Data section »
════════════════

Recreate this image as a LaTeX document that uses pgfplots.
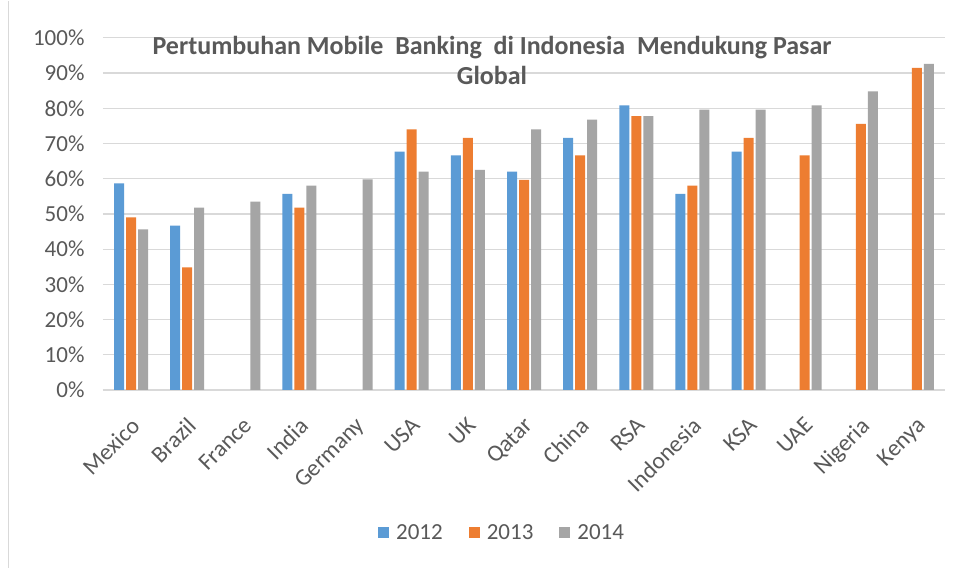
\documentclass[border=0pt]{standalone}
\usepackage{fontspec}
\setmainfont{Carlito}
\usepackage{pgfplots}
\pgfplotsset{compat=1.18}
\definecolor{cblue}{HTML}{5B9BD5}
\definecolor{corange}{HTML}{ED7D31}
\definecolor{cgray}{HTML}{A5A5A5}
\definecolor{ctext}{HTML}{595959}
\definecolor{cgrid}{HTML}{D9D9D9}
\begin{document}
\begin{tikzpicture}[x=1pt,y=1pt]
\path[fill=white] (0,0) rectangle (966,567);
\draw[cgrid, line width=1.2pt] (8.5,0) -- (8.5,567);
\begin{axis}[
  at={(103pt,177.7pt)}, anchor=south west,
  scale only axis, width=842pt, height=352pt,
  xmin=-0.5, xmax=14.5, ymin=0, ymax=100,
  ybar, bar width=10pt,
  axis x line*=bottom, axis y line*=left,
  y axis line style={draw=none},
  x axis line style={draw=cgrid, line width=1.2pt},
  major tick length=0pt,
  ymajorgrids, grid style={cgrid, line width=1.2pt},
  ytick={0,10,...,100},
  yticklabel={\pgfmathprintnumber{\tick}\%},
  /pgf/number format/assume math mode=true,
  yticklabel style={font=\fontsize{23}{27}\selectfont, text=ctext, anchor=east, xshift=-15pt},
  xtick={0,...,14},
  xticklabels={Mexico,Brazil,France,India,Germany,USA,UK,Qatar,China,RSA,Indonesia,KSA,UAE,Nigeria,Kenya},
  xticklabel style={font=\fontsize{23.5}{27}\selectfont, text=ctext, rotate=45, anchor=north east, xshift=-16pt, yshift=-14pt},
  title={Pertumbuhan Mobile\ \ Banking\ \ di Indonesia\ \ Mendukung Pasar\\Global},
  title style={at={(0.462,1.0)}, anchor=north, align=center, yshift=-1pt,
    font=\fontsize{26}{30}\selectfont\bfseries, text=ctext},
  legend style={at={(0.474,-0.406)}, anchor=center, draw=none, fill=none,
    legend columns=3, font=\fontsize{23}{27}\selectfont, text=ctext,
    /tikz/every odd column/.append style={column sep=5pt},
    /tikz/every even column/.append style={column sep=24pt}},
  legend image code/.code={\fill[#1] (0pt,-5.5pt) rectangle (11pt,5.5pt);},
]
\addplot[fill=cblue, draw=none, bar shift=-12pt] coordinates {
 (0,58.7) (1,46.7) (3,55.7) (5,67.7) (6,66.6) (7,62) (8,71.6) (9,80.8) (10,55.7) (11,67.7)};
\addplot[fill=corange, draw=none, bar shift=0pt] coordinates {
 (0,49) (1,34.8) (3,51.8) (5,74) (6,71.6) (7,59.7) (8,66.6) (9,77.8) (10,58) (11,71.6) (12,66.6) (13,75.6) (14,91.5)};
\addplot[fill=cgray, draw=none, bar shift=12pt] coordinates {
 (0,45.6) (1,51.8) (2,53.5) (3,58) (4,59.8) (5,62) (6,62.5) (7,74) (8,76.8) (9,77.8) (10,79.6) (11,79.6) (12,80.8) (13,84.8) (14,92.6)};
\legend{2012,2013,2014}
\end{axis}
\end{tikzpicture}
\end{document}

════════════════

The request » Without the pictures, transcribe the listing above exactly.

Solution for this exercise »
Recreate this image as a LaTeX document that uses pgfplots.
\documentclass[border=0pt]{standalone}
\usepackage{fontspec}
\setmainfont{Carlito}
\usepackage{pgfplots}
\pgfplotsset{compat=1.18}
\definecolor{cblue}{HTML}{5B9BD5}
\definecolor{corange}{HTML}{ED7D31}
\definecolor{cgray}{HTML}{A5A5A5}
\definecolor{ctext}{HTML}{595959}
\definecolor{cgrid}{HTML}{D9D9D9}
\begin{document}
\begin{tikzpicture}[x=1pt,y=1pt]
\path[fill=white] (0,0) rectangle (966,567);
\draw[cgrid, line width=1.2pt] (8.5,0) -- (8.5,567);
\begin{axis}[
  at={(103pt,177.7pt)}, anchor=south west,
  scale only axis, width=842pt, height=352pt,
  xmin=-0.5, xmax=14.5, ymin=0, ymax=100,
  ybar, bar width=10pt,
  axis x line*=bottom, axis y line*=left,
  y axis line style={draw=none},
  x axis line style={draw=cgrid, line width=1.2pt},
  major tick length=0pt,
  ymajorgrids, grid style={cgrid, line width=1.2pt},
  ytick={0,10,...,100},
  yticklabel={\pgfmathprintnumber{\tick}\%},
  /pgf/number format/assume math mode=true,
  yticklabel style={font=\fontsize{23}{27}\selectfont, text=ctext, anchor=east, xshift=-15pt},
  xtick={0,...,14},
  xticklabels={Mexico,Brazil,France,India,Germany,USA,UK,Qatar,China,RSA,Indonesia,KSA,UAE,Nigeria,Kenya},
  xticklabel style={font=\fontsize{23.5}{27}\selectfont, text=ctext, rotate=45, anchor=north east, xshift=-16pt, yshift=-14pt},
  title={Pertumbuhan Mobile\ \ Banking\ \ di Indonesia\ \ Mendukung Pasar\\Global},
  title style={at={(0.462,1.0)}, anchor=north, align=center, yshift=-1pt,
    font=\fontsize{26}{30}\selectfont\bfseries, text=ctext},
  legend style={at={(0.474,-0.406)}, anchor=center, draw=none, fill=none,
    legend columns=3, font=\fontsize{23}{27}\selectfont, text=ctext,
    /tikz/every odd column/.append style={column sep=5pt},
    /tikz/every even column/.append style={column sep=24pt}},
  legend image code/.code={\fill[#1] (0pt,-5.5pt) rectangle (11pt,5.5pt);},
]
\addplot[fill=cblue, draw=none, bar shift=-12pt] coordinates {
 (0,58.7) (1,46.7) (3,55.7) (5,67.7) (6,66.6) (7,62) (8,71.6) (9,80.8) (10,55.7) (11,67.7)};
\addplot[fill=corange, draw=none, bar shift=0pt] coordinates {
 (0,49) (1,34.8) (3,51.8) (5,74) (6,71.6) (7,59.7) (8,66.6) (9,77.8) (10,58) (11,71.6) (12,66.6) (13,75.6) (14,91.5)};
\addplot[fill=cgray, draw=none, bar shift=12pt] coordinates {
 (0,45.6) (1,51.8) (2,53.5) (3,58) (4,59.8) (5,62) (6,62.5) (7,74) (8,76.8) (9,77.8) (10,79.6) (11,79.6) (12,80.8) (13,84.8) (14,92.6)};
\legend{2012,2013,2014}
\end{axis}
\end{tikzpicture}
\end{document}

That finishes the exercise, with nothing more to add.